» EXERCISE OBJECTIVE:
Exactly the lines from the one with "What Observable Plot" through the one with "vals.forEach((v, i) =>", inclusive, are to be repeated, and the pictures are not.

» ENTRIES SUPPLIED:
# # # # #

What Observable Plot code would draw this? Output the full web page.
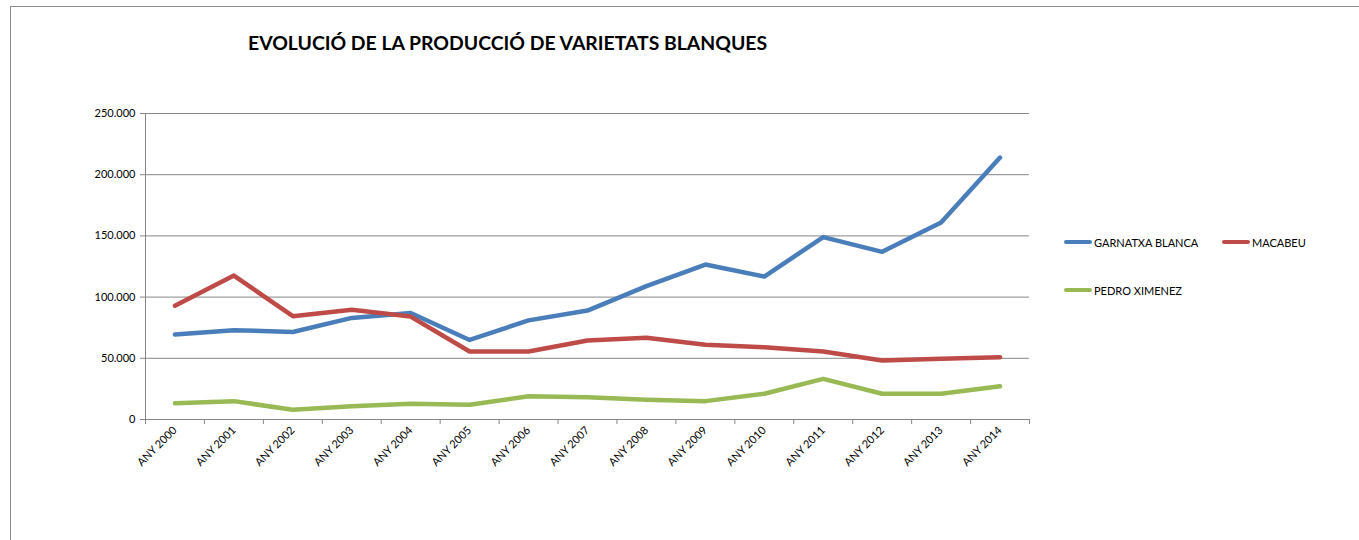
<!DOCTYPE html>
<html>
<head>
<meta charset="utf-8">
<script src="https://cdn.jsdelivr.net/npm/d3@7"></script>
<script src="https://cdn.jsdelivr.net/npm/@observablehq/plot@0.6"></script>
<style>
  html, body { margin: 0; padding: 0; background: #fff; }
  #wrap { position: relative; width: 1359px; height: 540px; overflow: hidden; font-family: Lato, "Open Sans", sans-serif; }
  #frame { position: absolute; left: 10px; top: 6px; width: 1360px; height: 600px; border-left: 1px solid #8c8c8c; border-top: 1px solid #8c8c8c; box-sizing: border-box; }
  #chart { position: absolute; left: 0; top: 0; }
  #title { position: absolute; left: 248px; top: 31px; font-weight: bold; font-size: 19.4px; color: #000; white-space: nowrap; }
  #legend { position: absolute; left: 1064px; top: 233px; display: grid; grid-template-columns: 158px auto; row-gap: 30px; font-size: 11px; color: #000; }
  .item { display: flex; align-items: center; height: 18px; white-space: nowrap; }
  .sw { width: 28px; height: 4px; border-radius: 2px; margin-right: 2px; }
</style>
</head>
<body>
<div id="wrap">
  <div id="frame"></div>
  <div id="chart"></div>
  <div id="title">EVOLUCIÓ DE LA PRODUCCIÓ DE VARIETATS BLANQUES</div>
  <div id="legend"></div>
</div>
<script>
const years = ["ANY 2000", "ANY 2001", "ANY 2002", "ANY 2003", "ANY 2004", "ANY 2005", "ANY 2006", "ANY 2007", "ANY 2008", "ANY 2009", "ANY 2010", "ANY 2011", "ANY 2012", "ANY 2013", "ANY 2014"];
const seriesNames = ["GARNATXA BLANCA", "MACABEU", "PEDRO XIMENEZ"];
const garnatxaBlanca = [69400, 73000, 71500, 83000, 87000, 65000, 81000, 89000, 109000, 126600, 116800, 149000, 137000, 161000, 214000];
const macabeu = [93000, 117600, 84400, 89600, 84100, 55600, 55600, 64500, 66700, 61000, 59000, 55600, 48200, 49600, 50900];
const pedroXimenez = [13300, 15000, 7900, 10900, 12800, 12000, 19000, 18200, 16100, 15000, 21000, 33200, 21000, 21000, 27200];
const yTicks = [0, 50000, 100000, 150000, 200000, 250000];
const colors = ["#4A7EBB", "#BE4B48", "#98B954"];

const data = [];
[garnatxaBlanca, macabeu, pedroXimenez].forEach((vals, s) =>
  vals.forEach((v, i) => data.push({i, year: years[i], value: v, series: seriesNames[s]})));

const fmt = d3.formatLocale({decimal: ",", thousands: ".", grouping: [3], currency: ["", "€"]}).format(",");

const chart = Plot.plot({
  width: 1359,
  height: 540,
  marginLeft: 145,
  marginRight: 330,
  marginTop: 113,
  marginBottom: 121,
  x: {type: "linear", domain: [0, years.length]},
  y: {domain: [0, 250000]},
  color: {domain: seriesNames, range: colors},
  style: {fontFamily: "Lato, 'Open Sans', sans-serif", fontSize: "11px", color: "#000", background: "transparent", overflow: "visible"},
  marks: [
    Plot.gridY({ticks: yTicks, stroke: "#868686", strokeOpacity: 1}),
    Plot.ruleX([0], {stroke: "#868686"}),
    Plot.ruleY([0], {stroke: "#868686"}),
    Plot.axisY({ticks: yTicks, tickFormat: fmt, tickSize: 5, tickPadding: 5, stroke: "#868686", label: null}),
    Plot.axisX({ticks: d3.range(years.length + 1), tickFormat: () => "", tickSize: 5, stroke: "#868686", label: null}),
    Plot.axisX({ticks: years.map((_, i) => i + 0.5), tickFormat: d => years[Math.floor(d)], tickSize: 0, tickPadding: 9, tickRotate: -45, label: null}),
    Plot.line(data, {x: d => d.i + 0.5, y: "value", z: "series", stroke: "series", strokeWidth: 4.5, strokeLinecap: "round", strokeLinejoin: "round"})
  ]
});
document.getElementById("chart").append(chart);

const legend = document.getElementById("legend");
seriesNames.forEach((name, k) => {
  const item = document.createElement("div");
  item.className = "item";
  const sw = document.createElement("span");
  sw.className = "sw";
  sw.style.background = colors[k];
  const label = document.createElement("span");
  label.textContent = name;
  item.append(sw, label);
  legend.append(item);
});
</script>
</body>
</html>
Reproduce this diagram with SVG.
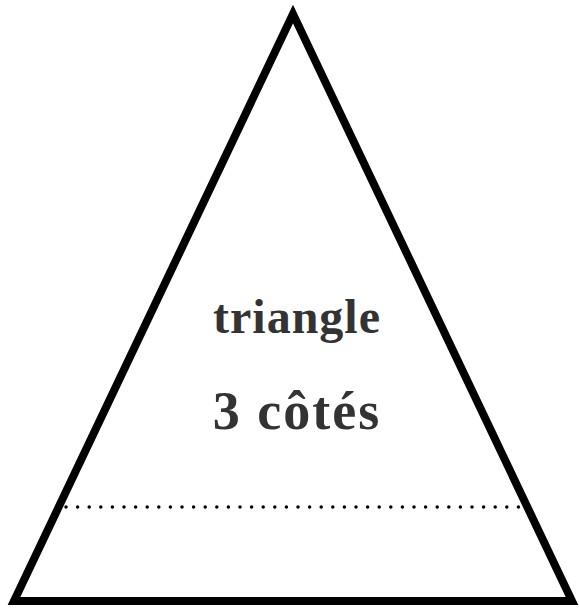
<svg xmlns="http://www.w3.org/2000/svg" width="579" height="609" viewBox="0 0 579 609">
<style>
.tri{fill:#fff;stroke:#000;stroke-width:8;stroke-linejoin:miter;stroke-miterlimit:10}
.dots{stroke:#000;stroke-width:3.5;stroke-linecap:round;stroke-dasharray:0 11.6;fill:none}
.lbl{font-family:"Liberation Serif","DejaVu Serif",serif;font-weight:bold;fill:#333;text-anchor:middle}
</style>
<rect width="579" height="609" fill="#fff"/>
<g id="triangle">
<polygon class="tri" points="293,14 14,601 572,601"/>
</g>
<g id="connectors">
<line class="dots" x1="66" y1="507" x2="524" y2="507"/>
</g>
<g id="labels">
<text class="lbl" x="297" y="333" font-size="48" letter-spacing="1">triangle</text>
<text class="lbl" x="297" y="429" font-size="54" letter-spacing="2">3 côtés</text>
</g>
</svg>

# # # # #

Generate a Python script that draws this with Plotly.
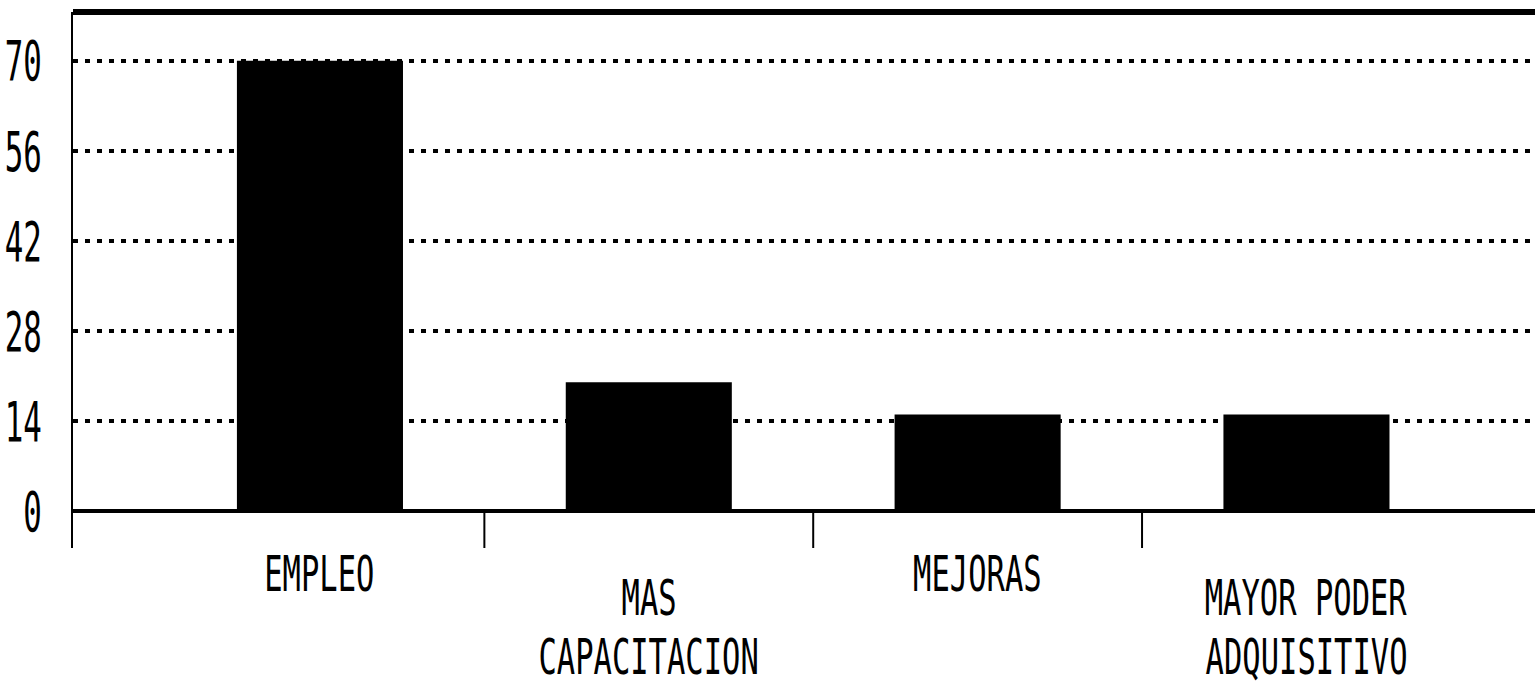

# # # # #

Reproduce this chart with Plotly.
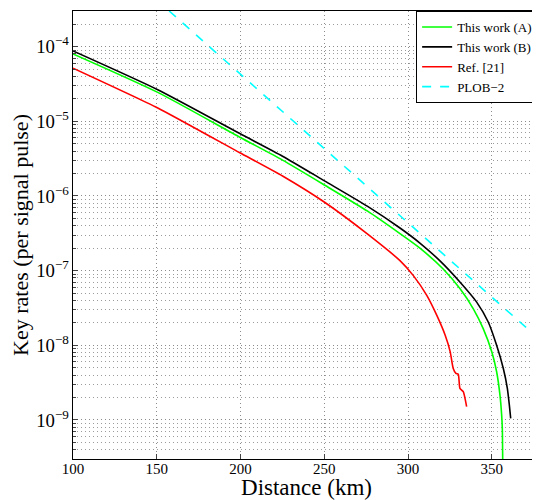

# # # # #

» EXPECTED OUTPUT:
What Observable Plot code would draw this? Output the full web page.
<!DOCTYPE html>
<html>
<head>
<meta charset="utf-8">
<script src="https://cdn.jsdelivr.net/npm/d3@7"></script>
<script src="https://cdn.jsdelivr.net/npm/@observablehq/plot@0.6"></script>
<style>
  html, body { margin: 0; padding: 0; background: #fff; }
  #wrap { position: relative; width: 1359px; height: 540px; overflow: hidden; font-family: Lato, "Open Sans", sans-serif; }
  #frame { position: absolute; left: 10px; top: 6px; width: 1360px; height: 600px; border-left: 1px solid #8c8c8c; border-top: 1px solid #8c8c8c; box-sizing: border-box; }
  #chart { position: absolute; left: 0; top: 0; }
  #title { position: absolute; left: 248px; top: 31px; font-weight: bold; font-size: 19.4px; color: #000; white-space: nowrap; }
  #legend { position: absolute; left: 1064px; top: 233px; display: grid; grid-template-columns: 158px auto; row-gap: 30px; font-size: 11px; color: #000; }
  .item { display: flex; align-items: center; height: 18px; white-space: nowrap; }
  .sw { width: 28px; height: 4px; border-radius: 2px; margin-right: 2px; }
</style>
</head>
<body>
<div id="wrap">
  <div id="frame"></div>
  <div id="chart"></div>
  <div id="title">EVOLUCIÓ DE LA PRODUCCIÓ DE VARIETATS BLANQUES</div>
  <div id="legend"></div>
</div>
<script>
const years = ["ANY 2000", "ANY 2001", "ANY 2002", "ANY 2003", "ANY 2004", "ANY 2005", "ANY 2006", "ANY 2007", "ANY 2008", "ANY 2009", "ANY 2010", "ANY 2011", "ANY 2012", "ANY 2013", "ANY 2014"];
const seriesNames = ["GARNATXA BLANCA", "MACABEU", "PEDRO XIMENEZ"];
const garnatxaBlanca = [69400, 73000, 71500, 83000, 87000, 65000, 81000, 89000, 109000, 126600, 116800, 149000, 137000, 161000, 214000];
const macabeu = [93000, 117600, 84400, 89600, 84100, 55600, 55600, 64500, 66700, 61000, 59000, 55600, 48200, 49600, 50900];
const pedroXimenez = [13300, 15000, 7900, 10900, 12800, 12000, 19000, 18200, 16100, 15000, 21000, 33200, 21000, 21000, 27200];
const yTicks = [0, 50000, 100000, 150000, 200000, 250000];
const colors = ["#4A7EBB", "#BE4B48", "#98B954"];

const data = [];
[garnatxaBlanca, macabeu, pedroXimenez].forEach((vals, s) =>
  vals.forEach((v, i) => data.push({i, year: years[i], value: v, series: seriesNames[s]})));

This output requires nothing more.